Fender '68 Custom Princeton Reverb
Aaron Lee Tasjan is two-amp kinda rocker. The first part of Fender pairing is the above '68 Custom Princeton Reverb that has a few mods up its sleeves. Both the bass and treble knobs independently pull out for their own boost function. This gives ALT added bass and increased midrange when the time feels right. He typically uses the 12-string with this one because it's cleaner and has onboard reverb.
Fender '57 Custom Deluxe
"This thing is full on rock 'n' roll, man," says Tasjan when referring to his handwired Fender '57 Custom Deluxe that's used for his dryer, hard-rocking songs.

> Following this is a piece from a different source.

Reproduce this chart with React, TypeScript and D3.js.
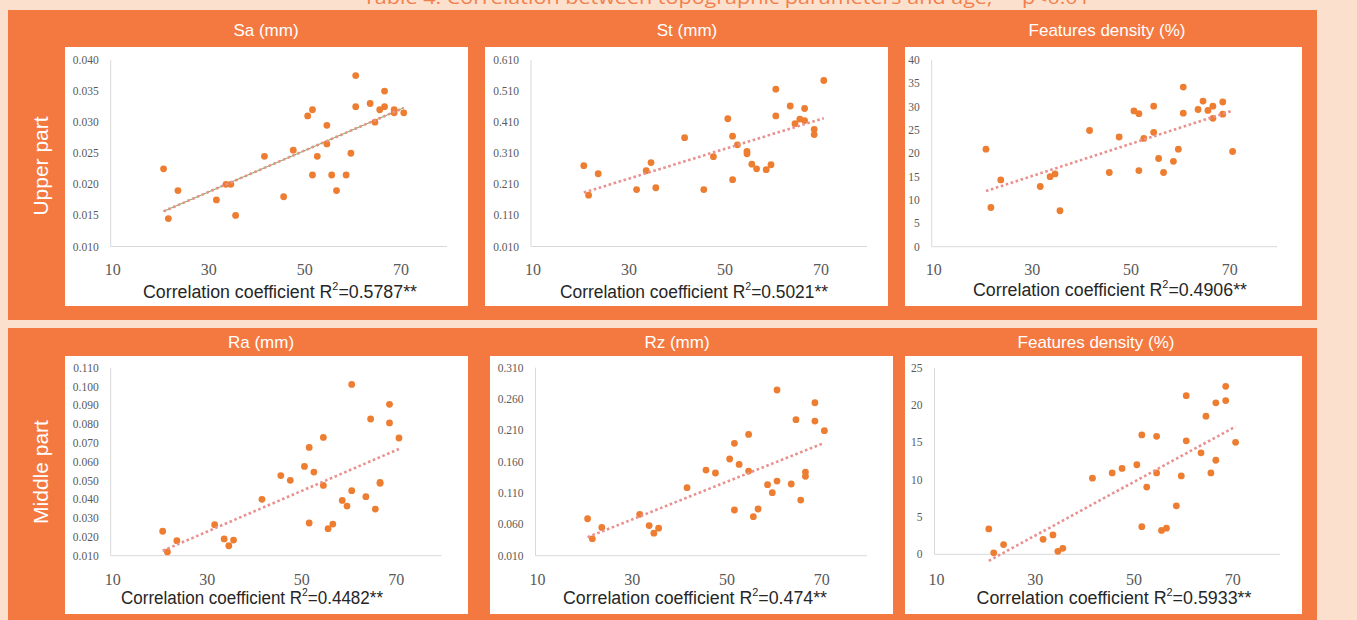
import * as d3 from "d3";

// ages (x) shared by every panel
const ages = [21, 22, 24, 32, 34, 35, 36, 42, 46, 48, 51, 52, 52, 53, 55, 55, 56, 57, 59, 60, 61, 61, 64, 65, 66, 67, 67, 69, 69, 71];

const saUpper = [0.0225, 0.0145, 0.019, 0.0175, 0.02, 0.02, 0.015, 0.0245, 0.018, 0.0255, 0.031, 0.032, 0.0215, 0.0245, 0.0295, 0.0265, 0.0215, 0.019, 0.0215, 0.025, 0.0375, 0.0325, 0.033, 0.03, 0.032, 0.035, 0.0325, 0.032, 0.0315, 0.0315];
const stUpper = [0.27, 0.175, 0.244, 0.193, 0.254, 0.28, 0.199, 0.36, 0.193, 0.299, 0.421, 0.365, 0.225, 0.337, 0.316, 0.308, 0.275, 0.26, 0.257, 0.273, 0.516, 0.43, 0.462, 0.405, 0.42, 0.454, 0.415, 0.387, 0.37, 0.544];
const densityUpper = [20.9, 8.4, 14.3, 12.9, 15.0, 15.6, 7.7, 24.9, 15.9, 23.5, 29.1, 28.5, 16.3, 23.2, 30.1, 24.5, 18.9, 15.9, 18.3, 20.9, 34.2, 28.6, 29.4, 31.2, 29.2, 30.1, 27.5, 31.0, 28.4, 20.4];
const raMiddle = [0.023, 0.012, 0.018, 0.0265, 0.0189, 0.0153, 0.0183, 0.04, 0.0526, 0.0501, 0.0575, 0.0676, 0.0274, 0.0545, 0.0729, 0.0474, 0.0244, 0.0268, 0.0394, 0.0364, 0.1011, 0.0446, 0.0414, 0.0827, 0.0348, 0.049, 0.0485, 0.0905, 0.0806, 0.0726];
const rzMiddle = [0.069, 0.037, 0.055, 0.076, 0.058, 0.046, 0.054, 0.1185, 0.1467, 0.142, 0.1643, 0.1893, 0.0829, 0.1557, 0.2036, 0.1451, 0.0722, 0.0845, 0.1233, 0.1105, 0.2744, 0.1291, 0.1244, 0.227, 0.0988, 0.1435, 0.1366, 0.2541, 0.2249, 0.2095];
const densityMiddle = [3.4, 0.2, 1.3, 2.0, 2.6, 0.4, 0.8, 10.2, 10.9, 11.5, 12.0, 16.0, 3.7, 9.0, 15.8, 10.9, 3.2, 3.5, 6.5, 10.5, 21.25, 15.2, 13.6, 18.5, 10.9, 20.3, 12.6, 22.5, 20.6, 15.0];

const titles = ["Sa (mm)", "St (mm)", "Features density (%)", "Ra (mm)", "Rz (mm)", "Features density (%)"];
const r2Values = ["0.5787", "0.5021", "0.4906", "0.4482", "0.474", "0.5933"];
const rowLabels = ["Upper part", "Middle part"];
const xTicks = [10, 30, 50, 70];
const yTicksSa = [0.01, 0.015, 0.02, 0.025, 0.03, 0.035, 0.04];
const yTicksSt = [0.01, 0.11, 0.21, 0.31, 0.41, 0.51, 0.61];
const yTicksDensUp = [0, 5, 10, 15, 20, 25, 30, 35, 40];
const yTicksRa = [0.01, 0.02, 0.03, 0.04, 0.05, 0.06, 0.07, 0.08, 0.09, 0.1, 0.11];
const yTicksRz = [0.01, 0.06, 0.11, 0.16, 0.21, 0.26, 0.31];
const yTicksDensMid = [0, 5, 10, 15, 20, 25];

const series = [saUpper, stUpper, densityUpper, raMiddle, rzMiddle, densityMiddle];
const yTickSets = [yTicksSa, yTicksSt, yTicksDensUp, yTicksRa, yTicksRz, yTicksDensMid];
const yFormats = [".3f", ".3f", "d", ".3f", ".3f", "d"];

// positions of each panel on the page
const layout = [
  { box: [65, 47, 403, 259], x0: 110.7, x1: 447, yTop: 60, yBot: 246.5, titleX: 266, titleY: 30, tickY: 269, capX: 280, capY: 292, capW: 274 },
  { box: [485, 47, 403, 259], x0: 531, x1: 867, yTop: 60, yBot: 246.5, titleX: 687, titleY: 30, tickY: 269, capX: 694, capY: 292, capW: 268 },
  { box: [905, 47, 397, 259], x0: 931.7, x1: 1277, yTop: 60, yBot: 246.7, titleX: 1107, titleY: 30, tickY: 269, capX: 1110, capY: 290, capW: 274 },
  { box: [65, 356, 403, 258], x0: 110.7, x1: 441.5, yTop: 367.7, yBot: 555.7, titleX: 261, titleY: 342, tickY: 579, capX: 252, capY: 598, capW: 262 },
  { box: [490, 356, 403, 258], x0: 535.5, x1: 867, yTop: 367.7, yBot: 555.7, titleX: 677, titleY: 342, tickY: 579, capX: 695, capY: 598, capW: 264 },
  { box: [905, 356, 397, 258], x0: 934.5, x1: 1280, yTop: 367.7, yBot: 554.3, titleX: 1096, titleY: 342, tickY: 579, capX: 1114, capY: 598, capW: 275 },
];

const ORANGE = "#F47941";
const DOT = "#ED7D31";
const TREND = "#E8918F";

function fit(xs: number[], ys: number[]) {
  const mx = d3.mean(xs)!;
  const my = d3.mean(ys)!;
  let num = 0;
  let den = 0;
  xs.forEach((x, i) => {
    num += (x - mx) * (ys[i] - my);
    den += (x - mx) * (x - mx);
  });
  const slope = num / den;
  return { slope, intercept: my - slope * mx };
}

function Panel({ idx }: { idx: number }) {
  const L = layout[idx];
  const ys = series[idx];
  const ticks = yTickSets[idx];
  const x = d3.scaleLinear().domain([10, 80]).range([L.x0, L.x1]);
  const y = d3.scaleLinear().domain([ticks[0], ticks[ticks.length - 1]]).range([L.yBot, L.yTop]);
  const fmt = d3.format(yFormats[idx]);
  const { slope, intercept } = fit(ages, ys);
  const xMin = d3.min(ages)!;
  const xMax = d3.max(ages)!;
  const trend = d3.line<number>().x((d) => x(d)).y((d) => y(slope * d + intercept))([xMin, xMax]);
  const [bx, by, bw, bh] = L.box;

  return (
    <g>
      <rect x={bx} y={by} width={bw} height={bh} fill="#fff" />
      <text x={L.titleX} y={L.titleY} fill="#fff" fontSize={17} textAnchor="middle" dominantBaseline="central" fontFamily="'Liberation Sans', Arial, sans-serif">
        {titles[idx]}
      </text>
      <line x1={L.x0} x2={L.x0} y1={L.yTop} y2={L.yBot} stroke="#D9D9D9" />
      <line x1={L.x0} x2={L.x1} y1={L.yBot} y2={L.yBot} stroke="#D9D9D9" />
      {ticks.map((t) => (
        <text key={t} x={L.x0 - 12} y={y(t)} fontSize={11.5} fill="#595959" textAnchor="end" dominantBaseline="central" fontFamily="'Liberation Serif', 'Times New Roman', serif">
          {fmt(t)}
        </text>
      ))}
      {xTicks.map((t) => (
        <text key={t} x={x(t) + 2} y={L.tickY} fontSize={16} fill="#595959" textAnchor="middle" dominantBaseline="central" fontFamily="'Liberation Serif', 'Times New Roman', serif">
          {t}
        </text>
      ))}
      {idx === 0 && <path d={trend!} stroke="#70AD47" strokeWidth={1} fill="none" />}
      {ages.map((a, i) => (
        <circle key={i} cx={x(a)} cy={y(ys[i])} r={3.4} fill={DOT} />
      ))}
      <path d={trend!} stroke={TREND} strokeWidth={2.6} strokeDasharray="2.6,2.6" fill="none" />
      <text x={L.capX} y={L.capY} fontSize={18} fill="#262626" textAnchor="middle" dominantBaseline="central" textLength={L.capW} lengthAdjust="spacingAndGlyphs" fontFamily="'Liberation Sans', Arial, sans-serif">
        Correlation coefficient R<tspan fontSize={11} baselineShift="55%">2</tspan>={r2Values[idx]}**
      </text>
    </g>
  );
}

export default function App() {
  return (
    <svg width={1357} height={620} style={{ position: "fixed", left: 0, top: 0 }}>
      <rect x={0} y={0} width={1357} height={620} fill="#FCE0CE" />
      <text x={363} y={4} fontSize={18} fill="#F2804C" textLength={727} lengthAdjust="spacingAndGlyphs" fontFamily="'Open Sans', sans-serif">
        Table 4. Correlation between topographic parameters and age; **p&lt;0.01
      </text>
      <rect x={8} y={10} width={1309} height={310} fill={ORANGE} />
      <rect x={8} y={328} width={1309} height={300} fill={ORANGE} />
      {rowLabels.map((lab, i) => (
        <text key={lab} transform={`translate(40,${i === 0 ? 166 : 472}) rotate(-90)`} fontSize={21} fill="#fff" textAnchor="middle" dominantBaseline="central" fontFamily="'Liberation Sans', Arial, sans-serif">
          {lab}
        </text>
      ))}
      {series.map((_, i) => (
        <Panel key={i} idx={i} />
      ))}
    </svg>
  );
}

Aaron Lee Tasjan's Pedalboard
"The Strymon Deco is a perfect pedal for sounding like something is being destroyed as it's being made, [laughs]… and that was a big part of Karma For Cheap," says Tasjan. Reverse and deeper oddball delays are twisted by the Boss DD-7 Digital Delay. The Diamond Pedals J-Drive MkIII is there for added midrange-focused, overdrive crunch, while also offering an independent clean boost side, too. The single-knob jobber is an octave fuzz that was built by a Norwegian friend who gifted it to Tasjan. And a Boss TU-3 Chromatic Tuner keeps his guitars in check.
"I use this really cool pedal in really dumb ways," smirks Tasjan. The Electro-Harmonix Mel9 emulates nine classic Mellotron sounds, but ALT uses it as a synth-like fill in for songs like "Sunday Women" that feature keys on the recording but is typically performed as a guitar-bass-drums power trio.